I wonder how many soldiers who have seen combat or the effects of this stufff buy this crap.

1

There's never been any credibly established correlation between violent comic books/cartoons/movies/video games and kids turning into killers. Kids watch Tom and Jerry. They know it isn't real. The argument that on-screen (or on paper) violence leads to real life violence is a classic case of the appeal to probability fallacy.

One exception, of course. Someone with dangerous psychotic tendencies may seek out these things and will view them in a different manner to a typical individual: they treat a violent film more as an instruction manual, and rather than getting an adrenaline rush from witnessing the violent situiation, their thrill comes from the fantasy of being the one who instigates it. And accepted, that kind of person, already predisposed towards violence, might find the violence in this media fuels their urge to go out and commit it in real life. But the mental health problem must be at the root of it for this to happen.

As for (relatively) normal people? I "learned to drive" thrashing a Ferrari Testarossa as fast and recklessly as I could around a track. Yes, I put a lot of money into Sega's arcade Outrun when I was a teen. When I got my own car, was I driving it foot to the floor, overtaking trucks on blind bends? No, I wasn't. I knew full well that such behaviour was likely to get me killed. The game didn't teach me that smashing into another vehicle in real life just meant I lost a few seconds and might not make it to the next checkpoint in time, because I wasn't an idiot.

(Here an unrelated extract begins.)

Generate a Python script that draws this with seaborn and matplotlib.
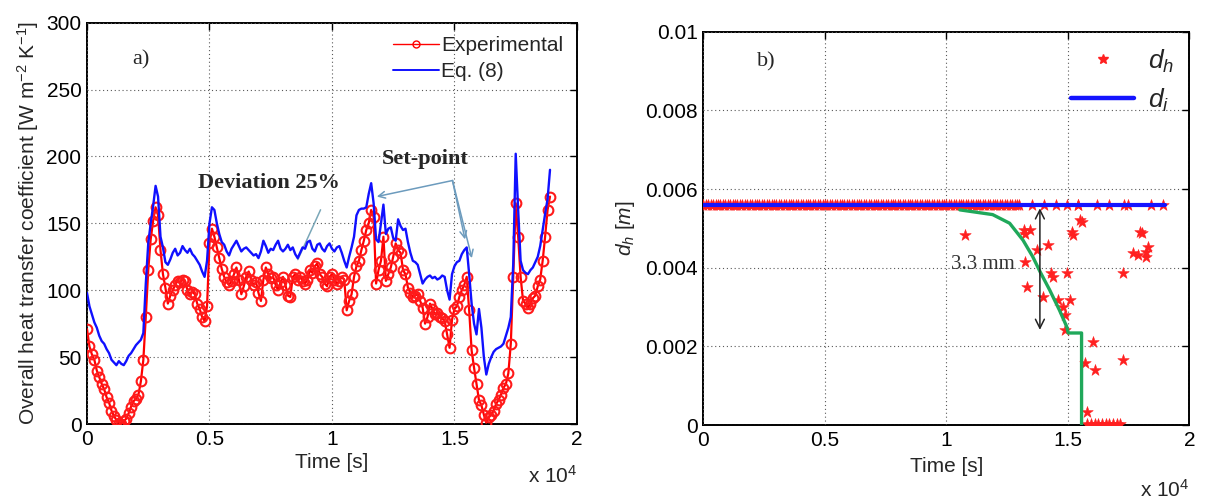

@MrLizard Sorry, my misunderstanding. I picked up on the part about 'damaging kids.' I think lifelike violence in games and films does desensitise kids to fictional horror and violence. Quatermass and the Pit scared the crap out of me when I was a kid. I let my son watch it, and he was bored.

But kids are smart enough to know the difference between fact and fiction, genuine threat and onscreen roleplay. I don't think exposure to fictional violence lessens their reaction to the real thing when they encounter it. Choose any school shooting for proof of that.